> [EXERCISE GOAL]: Write the data out again exactly, with no pictures.
--
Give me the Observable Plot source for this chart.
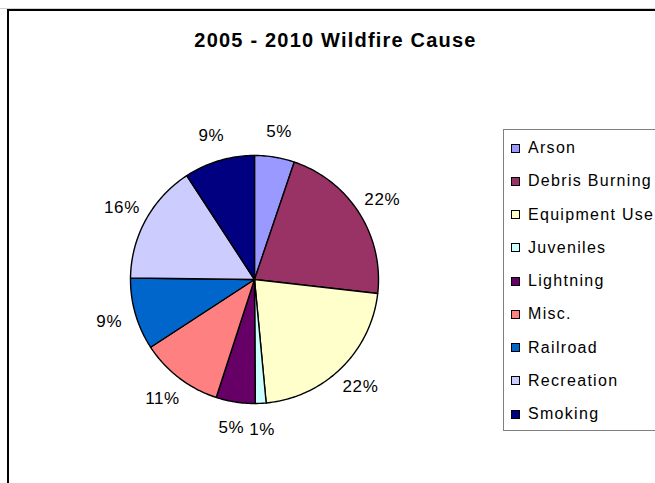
<!DOCTYPE html>
<html>
<head>
<meta charset="utf-8">
<script src="https://cdn.jsdelivr.net/npm/d3@7"></script>
<script src="https://cdn.jsdelivr.net/npm/@observablehq/plot@0.6"></script>
<style>
  html, body { margin: 0; padding: 0; background: #fff; }
  #wrap { position: relative; width: 655px; height: 483px; overflow: hidden; background: #fff;
          font-family: "Liberation Sans", Arial, sans-serif; }
  #topline { position: absolute; left: 0; top: 8px; width: 655px; height: 1px; background: #d0d0d0; }
  #frame { position: absolute; left: 7px; top: 9px; width: 800px; height: 600px;
           border-left: 2px solid #000; border-top: 2px solid #000; }
  #title { position: absolute; left: 0; width: 671px; top: 29px; text-align: center;
           font-weight: bold; font-size: 20px; letter-spacing: 1.2px; color: #000; }
  #chart { position: absolute; left: 0; top: 0; }
  #legend { position: absolute; left: 503px; top: 129px; width: 200px; height: 300px;
            border: 1px solid #808080; background: #fff; }
  .item { position: absolute; left: 7px; height: 20px; display: flex; align-items: center;
          font-size: 16px; letter-spacing: 1.3px; color: #000; }
  .sw { width: 7px; height: 7px; border: 1px solid #000; margin-right: 8px; }
</style>
</head>
<body>
<div id="wrap">
  <div id="topline"></div>
  <div id="frame"></div>
  <div id="chart"></div>
  <div id="title"></div>
  <div id="legend"></div>
</div>
<script>
const title = "2005 - 2010 Wildfire Cause";
const causes = ["Arson", "Debris Burning", "Equipment Use", "Juveniles", "Lightning", "Misc.", "Railroad", "Recreation", "Smoking"];
const shares = [5.2, 21.6, 21.7, 1.4, 5.1, 10.8, 9.4, 15.6, 9.2];
const colors = ["#9999FF", "#993366", "#FFFFCC", "#CCFFFF", "#660066", "#FF8080", "#0066CC", "#CCCCFF", "#000080"];

document.getElementById("title").textContent = title;

// slice geometry (unit circle, clockwise from top)
const total = d3.sum(shares);
const pie = d3.pie().sort(null).value(d => d)(shares);
const slicePts = [];
const labels = [];
pie.forEach((p, i) => {
  const a0 = p.startAngle, a1 = p.endAngle;
  const n = Math.max(2, Math.ceil((a1 - a0) / (Math.PI / 180)));
  slicePts.push({cause: causes[i], x: 0, y: 0});
  for (let k = 0; k <= n; k++) {
    const a = a0 + (a1 - a0) * k / n;
    slicePts.push({cause: causes[i], x: Math.sin(a), y: Math.cos(a)});
  }
  slicePts.push({cause: causes[i], x: 0, y: 0});
  const m = (a0 + a1) / 2;
  labels.push({x: 1.22 * Math.sin(m), y: 1.21 * Math.cos(m), text: Math.round(shares[i] / total * 100) + "%"});
});

const chart = Plot.plot({
  width: 655,
  height: 483,
  marginLeft: 130,
  marginRight: 277,
  marginTop: 155,
  marginBottom: 80,
  x: {domain: [-1, 1], axis: null},
  y: {domain: [-1, 1], axis: null},
  color: {domain: causes, range: colors},
  style: {background: "transparent", fontFamily: "Liberation Sans, Arial, sans-serif", overflow: "visible"},
  marks: [
    Plot.line(slicePts, {x: "x", y: "y", z: "cause", fill: "cause", stroke: "#000", strokeWidth: 1.4, strokeLinejoin: "round"}),
    Plot.text(labels, {x: "x", y: "y", text: "text", fontSize: 17, fill: "#000"})
  ]
});
chart.querySelectorAll("text").forEach(t => t.setAttribute("letter-spacing", "0.6"));
document.getElementById("chart").appendChild(chart);

// legend
const leg = document.getElementById("legend");
causes.forEach((c, i) => {
  const it = document.createElement("div");
  it.className = "item";
  it.style.top = (8 + i * 33.25) + "px";
  const sw = document.createElement("div");
  sw.className = "sw";
  sw.style.background = colors[i];
  const tx = document.createElement("span");
  tx.textContent = c;
  it.appendChild(sw);
  it.appendChild(tx);
  leg.appendChild(it);
});
</script>
</body>
</html>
--
> [ANSWER IN FULL]:
Give me the Observable Plot source for this chart.
<!DOCTYPE html>
<html>
<head>
<meta charset="utf-8">
<script src="https://cdn.jsdelivr.net/npm/d3@7"></script>
<script src="https://cdn.jsdelivr.net/npm/@observablehq/plot@0.6"></script>
<style>
  html, body { margin: 0; padding: 0; background: #fff; }
  #wrap { position: relative; width: 655px; height: 483px; overflow: hidden; background: #fff;
          font-family: "Liberation Sans", Arial, sans-serif; }
  #topline { position: absolute; left: 0; top: 8px; width: 655px; height: 1px; background: #d0d0d0; }
  #frame { position: absolute; left: 7px; top: 9px; width: 800px; height: 600px;
           border-left: 2px solid #000; border-top: 2px solid #000; }
  #title { position: absolute; left: 0; width: 671px; top: 29px; text-align: center;
           font-weight: bold; font-size: 20px; letter-spacing: 1.2px; color: #000; }
  #chart { position: absolute; left: 0; top: 0; }
  #legend { position: absolute; left: 503px; top: 129px; width: 200px; height: 300px;
            border: 1px solid #808080; background: #fff; }
  .item { position: absolute; left: 7px; height: 20px; display: flex; align-items: center;
          font-size: 16px; letter-spacing: 1.3px; color: #000; }
  .sw { width: 7px; height: 7px; border: 1px solid #000; margin-right: 8px; }
</style>
</head>
<body>
<div id="wrap">
  <div id="topline"></div>
  <div id="frame"></div>
  <div id="chart"></div>
  <div id="title"></div>
  <div id="legend"></div>
</div>
<script>
const title = "2005 - 2010 Wildfire Cause";
const causes = ["Arson", "Debris Burning", "Equipment Use", "Juveniles", "Lightning", "Misc.", "Railroad", "Recreation", "Smoking"];
const shares = [5.2, 21.6, 21.7, 1.4, 5.1, 10.8, 9.4, 15.6, 9.2];
const colors = ["#9999FF", "#993366", "#FFFFCC", "#CCFFFF", "#660066", "#FF8080", "#0066CC", "#CCCCFF", "#000080"];

document.getElementById("title").textContent = title;

// slice geometry (unit circle, clockwise from top)
const total = d3.sum(shares);
const pie = d3.pie().sort(null).value(d => d)(shares);
const slicePts = [];
const labels = [];
pie.forEach((p, i) => {
  const a0 = p.startAngle, a1 = p.endAngle;
  const n = Math.max(2, Math.ceil((a1 - a0) / (Math.PI / 180)));
  slicePts.push({cause: causes[i], x: 0, y: 0});
  for (let k = 0; k <= n; k++) {
    const a = a0 + (a1 - a0) * k / n;
    slicePts.push({cause: causes[i], x: Math.sin(a), y: Math.cos(a)});
  }
  slicePts.push({cause: causes[i], x: 0, y: 0});
  const m = (a0 + a1) / 2;
  labels.push({x: 1.22 * Math.sin(m), y: 1.21 * Math.cos(m), text: Math.round(shares[i] / total * 100) + "%"});
});

const chart = Plot.plot({
  width: 655,
  height: 483,
  marginLeft: 130,
  marginRight: 277,
  marginTop: 155,
  marginBottom: 80,
  x: {domain: [-1, 1], axis: null},
  y: {domain: [-1, 1], axis: null},
  color: {domain: causes, range: colors},
  style: {background: "transparent", fontFamily: "Liberation Sans, Arial, sans-serif", overflow: "visible"},
  marks: [
    Plot.line(slicePts, {x: "x", y: "y", z: "cause", fill: "cause", stroke: "#000", strokeWidth: 1.4, strokeLinejoin: "round"}),
    Plot.text(labels, {x: "x", y: "y", text: "text", fontSize: 17, fill: "#000"})
  ]
});
chart.querySelectorAll("text").forEach(t => t.setAttribute("letter-spacing", "0.6"));
document.getElementById("chart").appendChild(chart);

// legend
const leg = document.getElementById("legend");
causes.forEach((c, i) => {
  const it = document.createElement("div");
  it.className = "item";
  it.style.top = (8 + i * 33.25) + "px";
  const sw = document.createElement("div");
  sw.className = "sw";
  sw.style.background = colors[i];
  const tx = document.createElement("span");
  tx.textContent = c;
  it.appendChild(sw);
  it.appendChild(tx);
  leg.appendChild(it);
});
</script>
</body>
</html>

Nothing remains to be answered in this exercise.